───── Data for this task ─────
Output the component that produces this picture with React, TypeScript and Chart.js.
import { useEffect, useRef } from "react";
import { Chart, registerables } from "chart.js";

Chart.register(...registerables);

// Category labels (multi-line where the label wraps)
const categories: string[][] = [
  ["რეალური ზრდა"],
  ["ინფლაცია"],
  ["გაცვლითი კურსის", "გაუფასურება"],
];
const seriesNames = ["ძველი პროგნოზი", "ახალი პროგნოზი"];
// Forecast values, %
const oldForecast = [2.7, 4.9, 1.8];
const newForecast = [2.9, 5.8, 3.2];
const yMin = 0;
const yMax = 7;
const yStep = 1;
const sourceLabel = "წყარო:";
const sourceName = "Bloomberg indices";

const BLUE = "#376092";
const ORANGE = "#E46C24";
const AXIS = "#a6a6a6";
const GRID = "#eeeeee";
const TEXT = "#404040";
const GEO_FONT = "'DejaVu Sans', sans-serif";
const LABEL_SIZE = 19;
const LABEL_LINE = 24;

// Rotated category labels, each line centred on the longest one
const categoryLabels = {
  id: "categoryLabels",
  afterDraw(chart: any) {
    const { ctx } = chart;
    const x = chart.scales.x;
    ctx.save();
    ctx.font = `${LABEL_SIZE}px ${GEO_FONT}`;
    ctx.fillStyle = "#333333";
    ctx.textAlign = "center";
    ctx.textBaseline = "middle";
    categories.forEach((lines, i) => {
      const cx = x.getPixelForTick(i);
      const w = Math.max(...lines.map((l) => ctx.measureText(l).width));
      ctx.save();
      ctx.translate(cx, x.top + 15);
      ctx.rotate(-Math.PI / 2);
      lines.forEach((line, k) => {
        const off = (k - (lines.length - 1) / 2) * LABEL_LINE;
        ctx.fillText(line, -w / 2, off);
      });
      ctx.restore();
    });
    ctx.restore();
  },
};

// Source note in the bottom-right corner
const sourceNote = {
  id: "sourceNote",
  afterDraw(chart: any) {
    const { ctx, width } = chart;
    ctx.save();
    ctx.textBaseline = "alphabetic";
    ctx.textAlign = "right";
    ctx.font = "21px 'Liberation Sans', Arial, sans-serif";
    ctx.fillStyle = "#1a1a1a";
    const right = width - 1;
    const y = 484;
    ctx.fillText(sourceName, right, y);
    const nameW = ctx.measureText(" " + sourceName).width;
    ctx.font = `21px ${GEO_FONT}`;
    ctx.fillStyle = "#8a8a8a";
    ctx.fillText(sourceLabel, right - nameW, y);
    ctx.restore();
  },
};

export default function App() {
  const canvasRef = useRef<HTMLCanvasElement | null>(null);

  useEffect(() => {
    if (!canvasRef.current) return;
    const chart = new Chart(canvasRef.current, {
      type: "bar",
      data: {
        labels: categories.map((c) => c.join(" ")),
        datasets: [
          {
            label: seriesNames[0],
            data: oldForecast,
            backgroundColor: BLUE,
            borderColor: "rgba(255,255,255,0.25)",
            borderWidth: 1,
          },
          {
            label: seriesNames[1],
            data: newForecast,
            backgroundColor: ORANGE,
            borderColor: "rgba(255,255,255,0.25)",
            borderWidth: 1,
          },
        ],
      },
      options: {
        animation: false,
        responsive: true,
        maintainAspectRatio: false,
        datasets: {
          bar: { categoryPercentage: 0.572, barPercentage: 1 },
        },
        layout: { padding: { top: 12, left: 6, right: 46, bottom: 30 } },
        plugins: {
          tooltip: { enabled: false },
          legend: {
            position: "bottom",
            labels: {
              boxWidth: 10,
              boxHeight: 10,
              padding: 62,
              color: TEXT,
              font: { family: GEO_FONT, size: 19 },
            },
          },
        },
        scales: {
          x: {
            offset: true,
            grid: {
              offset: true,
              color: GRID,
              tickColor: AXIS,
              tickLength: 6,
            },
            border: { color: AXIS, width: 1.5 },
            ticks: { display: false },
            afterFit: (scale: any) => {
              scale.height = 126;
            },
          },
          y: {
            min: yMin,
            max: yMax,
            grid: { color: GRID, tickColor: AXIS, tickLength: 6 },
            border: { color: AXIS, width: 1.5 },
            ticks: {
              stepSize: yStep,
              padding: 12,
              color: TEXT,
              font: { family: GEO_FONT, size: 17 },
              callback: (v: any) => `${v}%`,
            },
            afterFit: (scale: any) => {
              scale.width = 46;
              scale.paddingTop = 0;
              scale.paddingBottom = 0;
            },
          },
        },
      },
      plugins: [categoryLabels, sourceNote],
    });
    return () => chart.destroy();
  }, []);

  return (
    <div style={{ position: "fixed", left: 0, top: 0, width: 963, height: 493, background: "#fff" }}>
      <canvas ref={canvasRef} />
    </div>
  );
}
─────
───── Data for this task ─────
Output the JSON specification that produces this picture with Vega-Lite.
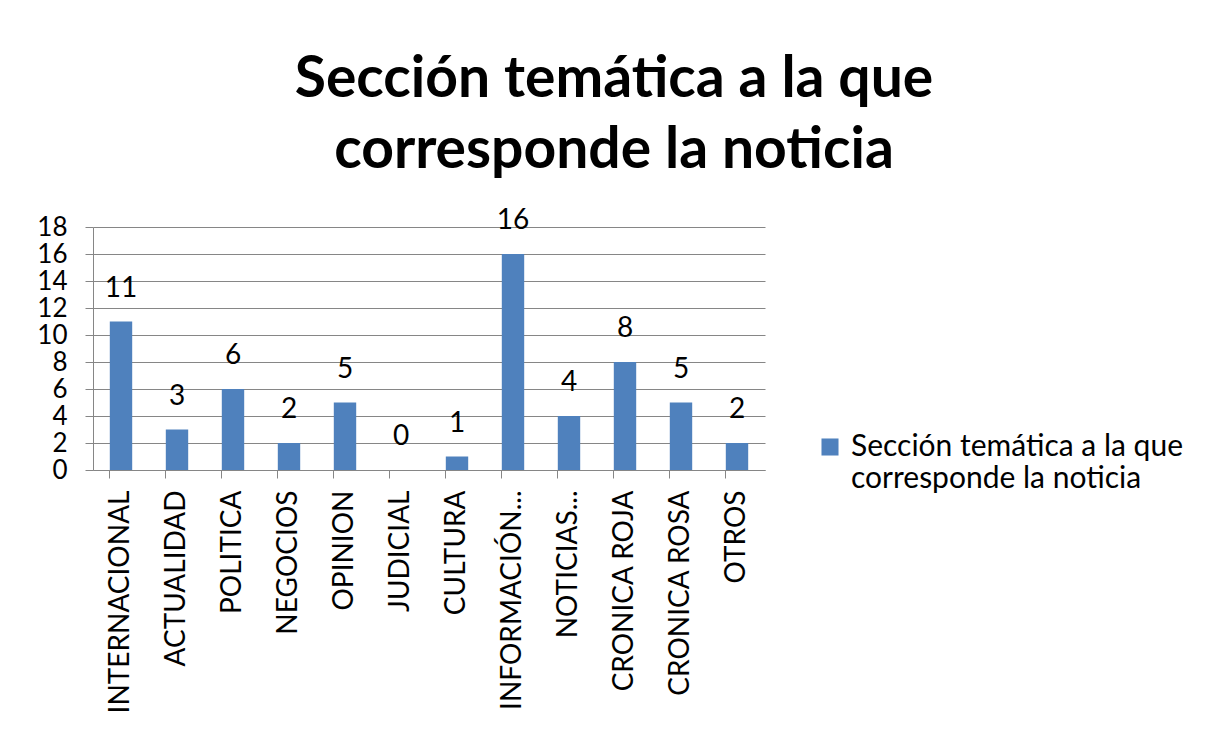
─────
───── Data for this task ─────
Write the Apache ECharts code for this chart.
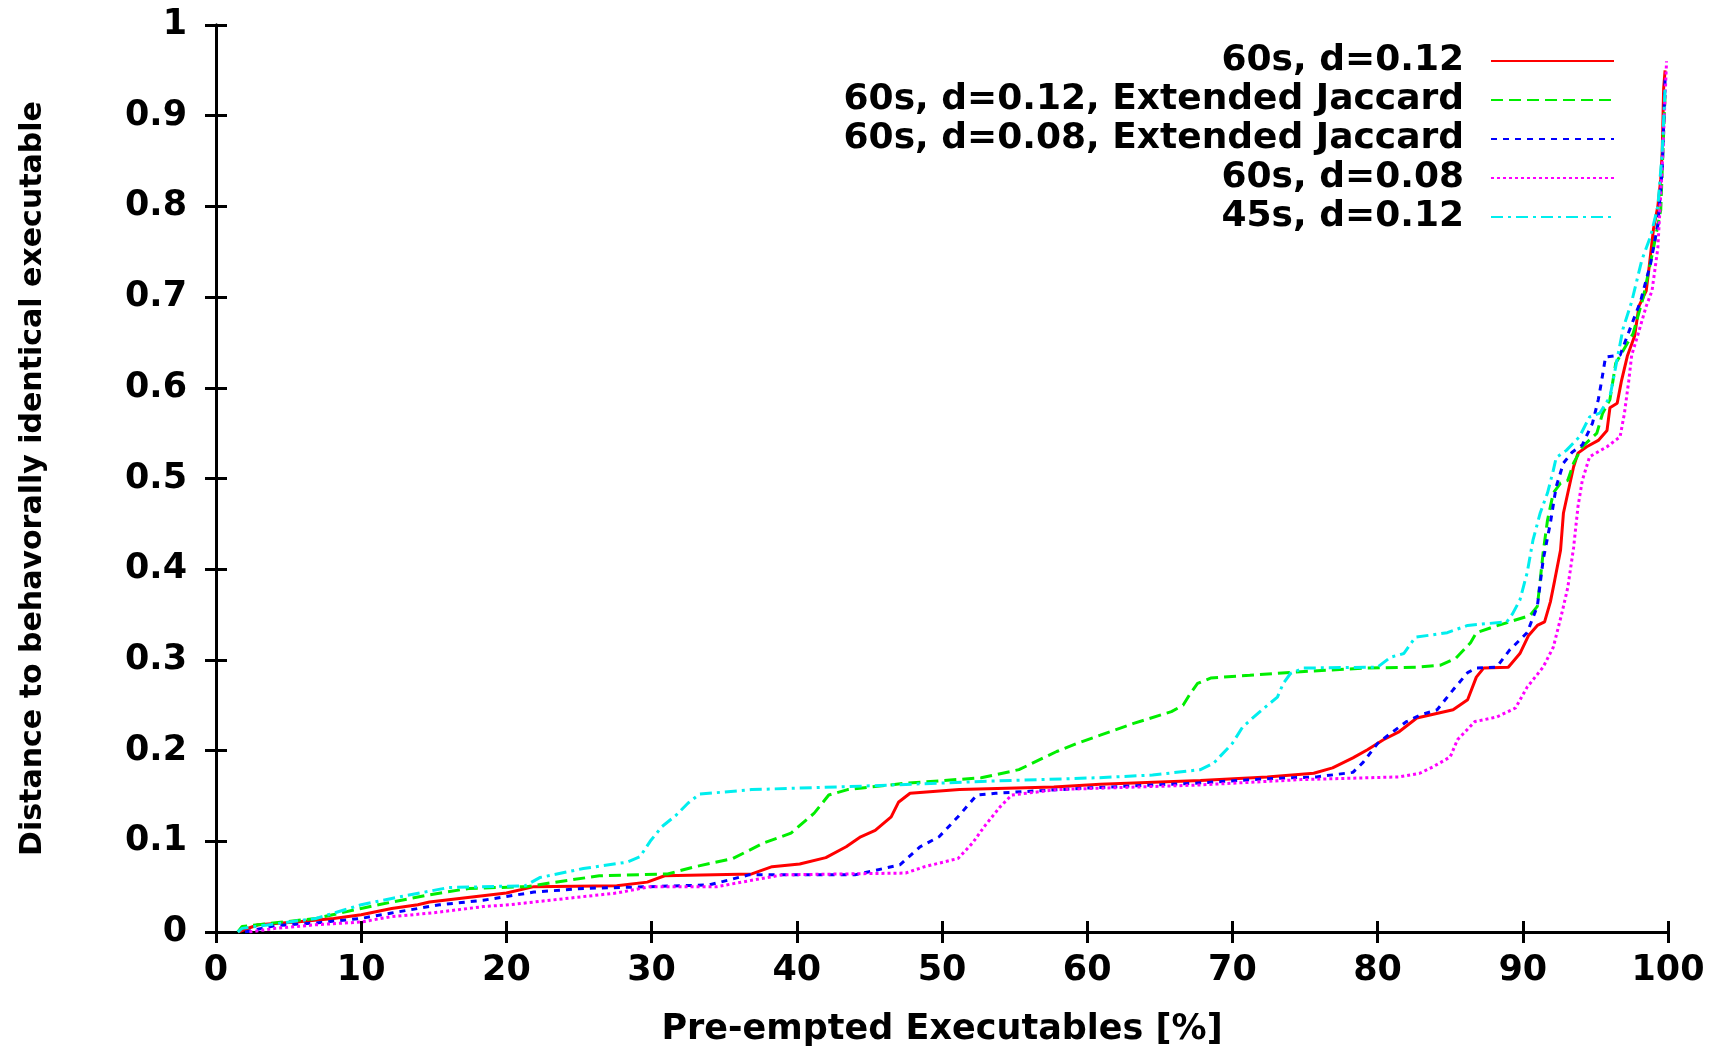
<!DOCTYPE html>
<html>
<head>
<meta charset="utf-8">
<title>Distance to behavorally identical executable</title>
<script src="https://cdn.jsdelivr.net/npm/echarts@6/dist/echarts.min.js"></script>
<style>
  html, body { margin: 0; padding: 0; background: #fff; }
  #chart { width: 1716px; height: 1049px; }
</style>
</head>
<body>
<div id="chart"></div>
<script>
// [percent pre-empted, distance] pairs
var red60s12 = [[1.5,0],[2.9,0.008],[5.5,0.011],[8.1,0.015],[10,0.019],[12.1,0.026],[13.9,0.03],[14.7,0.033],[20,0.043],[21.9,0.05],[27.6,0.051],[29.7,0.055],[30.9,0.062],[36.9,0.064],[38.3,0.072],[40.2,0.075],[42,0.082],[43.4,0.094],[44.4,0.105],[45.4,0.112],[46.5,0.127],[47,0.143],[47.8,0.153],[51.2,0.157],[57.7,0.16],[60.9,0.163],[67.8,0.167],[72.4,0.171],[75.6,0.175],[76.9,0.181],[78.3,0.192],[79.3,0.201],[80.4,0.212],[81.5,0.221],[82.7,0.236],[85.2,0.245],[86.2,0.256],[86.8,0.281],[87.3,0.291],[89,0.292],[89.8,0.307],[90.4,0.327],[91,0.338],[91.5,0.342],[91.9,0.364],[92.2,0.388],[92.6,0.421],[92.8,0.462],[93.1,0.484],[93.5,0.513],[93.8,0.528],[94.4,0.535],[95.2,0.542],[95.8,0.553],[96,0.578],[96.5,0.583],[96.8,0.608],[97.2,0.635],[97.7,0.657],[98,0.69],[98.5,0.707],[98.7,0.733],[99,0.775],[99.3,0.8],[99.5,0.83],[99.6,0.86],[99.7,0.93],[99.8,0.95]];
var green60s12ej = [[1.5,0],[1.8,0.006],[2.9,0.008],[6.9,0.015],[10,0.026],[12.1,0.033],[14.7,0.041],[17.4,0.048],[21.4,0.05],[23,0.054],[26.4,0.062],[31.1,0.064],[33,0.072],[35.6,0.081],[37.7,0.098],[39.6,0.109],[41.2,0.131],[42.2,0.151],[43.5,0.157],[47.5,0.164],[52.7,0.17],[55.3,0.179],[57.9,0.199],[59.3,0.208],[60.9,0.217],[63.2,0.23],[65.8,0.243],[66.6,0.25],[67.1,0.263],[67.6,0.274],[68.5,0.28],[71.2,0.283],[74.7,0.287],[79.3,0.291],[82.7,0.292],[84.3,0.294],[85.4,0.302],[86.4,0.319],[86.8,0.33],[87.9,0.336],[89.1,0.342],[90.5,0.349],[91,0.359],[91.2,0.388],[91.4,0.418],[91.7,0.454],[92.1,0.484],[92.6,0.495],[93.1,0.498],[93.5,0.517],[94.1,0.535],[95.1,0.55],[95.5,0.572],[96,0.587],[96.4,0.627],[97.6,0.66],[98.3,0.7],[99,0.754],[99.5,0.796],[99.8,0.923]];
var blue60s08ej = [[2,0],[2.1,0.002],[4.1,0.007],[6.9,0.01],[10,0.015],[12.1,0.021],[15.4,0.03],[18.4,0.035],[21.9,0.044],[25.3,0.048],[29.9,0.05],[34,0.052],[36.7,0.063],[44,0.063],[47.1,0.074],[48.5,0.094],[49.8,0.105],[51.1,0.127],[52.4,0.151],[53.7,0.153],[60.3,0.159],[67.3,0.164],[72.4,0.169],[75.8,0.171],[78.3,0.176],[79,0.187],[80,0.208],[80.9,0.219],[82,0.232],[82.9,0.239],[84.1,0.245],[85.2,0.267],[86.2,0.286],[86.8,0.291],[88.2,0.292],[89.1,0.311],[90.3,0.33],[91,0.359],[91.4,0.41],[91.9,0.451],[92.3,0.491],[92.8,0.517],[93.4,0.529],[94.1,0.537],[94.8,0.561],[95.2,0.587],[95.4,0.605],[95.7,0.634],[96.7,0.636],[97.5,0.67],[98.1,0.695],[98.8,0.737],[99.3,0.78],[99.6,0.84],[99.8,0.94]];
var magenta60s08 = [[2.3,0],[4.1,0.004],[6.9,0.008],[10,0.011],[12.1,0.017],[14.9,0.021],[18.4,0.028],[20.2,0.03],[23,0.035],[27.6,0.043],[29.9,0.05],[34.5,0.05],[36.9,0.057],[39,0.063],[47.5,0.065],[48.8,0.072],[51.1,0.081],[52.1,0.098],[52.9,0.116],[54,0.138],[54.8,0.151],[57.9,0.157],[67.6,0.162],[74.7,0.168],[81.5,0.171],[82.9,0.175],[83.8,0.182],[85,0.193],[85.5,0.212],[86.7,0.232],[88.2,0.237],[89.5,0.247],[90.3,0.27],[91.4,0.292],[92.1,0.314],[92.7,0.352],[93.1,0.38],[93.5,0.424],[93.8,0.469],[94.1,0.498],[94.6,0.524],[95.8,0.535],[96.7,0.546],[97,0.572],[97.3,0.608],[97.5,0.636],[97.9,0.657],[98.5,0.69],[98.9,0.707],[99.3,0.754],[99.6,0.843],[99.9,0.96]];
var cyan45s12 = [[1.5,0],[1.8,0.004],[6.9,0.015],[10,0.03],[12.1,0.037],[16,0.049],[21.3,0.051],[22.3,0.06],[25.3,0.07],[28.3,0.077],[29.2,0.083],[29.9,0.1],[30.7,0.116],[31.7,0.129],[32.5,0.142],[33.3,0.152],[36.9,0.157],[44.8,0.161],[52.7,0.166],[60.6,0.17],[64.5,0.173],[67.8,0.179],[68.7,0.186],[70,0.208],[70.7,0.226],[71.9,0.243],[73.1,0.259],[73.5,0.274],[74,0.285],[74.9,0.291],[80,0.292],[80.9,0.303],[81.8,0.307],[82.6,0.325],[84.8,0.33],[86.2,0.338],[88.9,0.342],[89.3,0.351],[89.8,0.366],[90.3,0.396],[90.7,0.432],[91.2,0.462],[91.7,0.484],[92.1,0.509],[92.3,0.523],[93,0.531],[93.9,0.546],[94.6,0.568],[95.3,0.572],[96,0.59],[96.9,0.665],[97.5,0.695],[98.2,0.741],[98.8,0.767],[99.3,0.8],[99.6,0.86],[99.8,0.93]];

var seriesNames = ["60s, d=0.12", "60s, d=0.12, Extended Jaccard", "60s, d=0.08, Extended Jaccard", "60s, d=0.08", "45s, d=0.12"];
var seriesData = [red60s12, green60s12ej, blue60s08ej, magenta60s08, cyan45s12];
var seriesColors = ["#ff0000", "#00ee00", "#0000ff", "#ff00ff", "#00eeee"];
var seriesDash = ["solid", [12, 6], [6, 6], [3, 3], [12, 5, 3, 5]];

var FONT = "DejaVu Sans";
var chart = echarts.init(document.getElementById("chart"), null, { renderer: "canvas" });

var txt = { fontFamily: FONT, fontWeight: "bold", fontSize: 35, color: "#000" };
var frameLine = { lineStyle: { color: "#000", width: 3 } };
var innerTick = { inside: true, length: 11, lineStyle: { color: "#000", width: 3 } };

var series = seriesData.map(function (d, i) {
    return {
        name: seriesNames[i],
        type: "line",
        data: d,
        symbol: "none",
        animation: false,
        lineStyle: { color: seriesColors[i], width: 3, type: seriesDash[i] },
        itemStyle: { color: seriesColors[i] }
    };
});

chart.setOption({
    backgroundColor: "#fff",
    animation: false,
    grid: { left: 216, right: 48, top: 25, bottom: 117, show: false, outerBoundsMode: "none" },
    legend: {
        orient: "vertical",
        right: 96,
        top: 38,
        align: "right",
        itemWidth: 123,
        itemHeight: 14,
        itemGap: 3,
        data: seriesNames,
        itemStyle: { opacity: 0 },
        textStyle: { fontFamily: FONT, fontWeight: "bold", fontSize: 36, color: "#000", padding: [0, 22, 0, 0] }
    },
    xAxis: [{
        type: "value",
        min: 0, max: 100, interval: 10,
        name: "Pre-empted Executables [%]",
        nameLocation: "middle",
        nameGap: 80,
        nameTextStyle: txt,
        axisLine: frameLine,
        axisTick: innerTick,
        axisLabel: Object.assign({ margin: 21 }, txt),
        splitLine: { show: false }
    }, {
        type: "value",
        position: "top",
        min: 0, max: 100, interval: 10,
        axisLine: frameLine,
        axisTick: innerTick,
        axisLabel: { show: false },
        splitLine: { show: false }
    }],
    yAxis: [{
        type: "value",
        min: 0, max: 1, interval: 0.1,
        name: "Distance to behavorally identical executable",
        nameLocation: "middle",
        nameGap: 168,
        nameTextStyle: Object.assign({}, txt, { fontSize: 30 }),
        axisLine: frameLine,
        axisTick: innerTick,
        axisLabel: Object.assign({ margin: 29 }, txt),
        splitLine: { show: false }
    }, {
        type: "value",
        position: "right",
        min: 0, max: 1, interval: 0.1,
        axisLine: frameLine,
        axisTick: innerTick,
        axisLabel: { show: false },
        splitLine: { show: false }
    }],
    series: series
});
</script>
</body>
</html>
─────
The request: Return every line containing "picture".

Answer to the exercise:
Output the component that produces this picture with React, TypeScript and Chart.js.
Output the JSON specification that produces this picture with Vega-Lite.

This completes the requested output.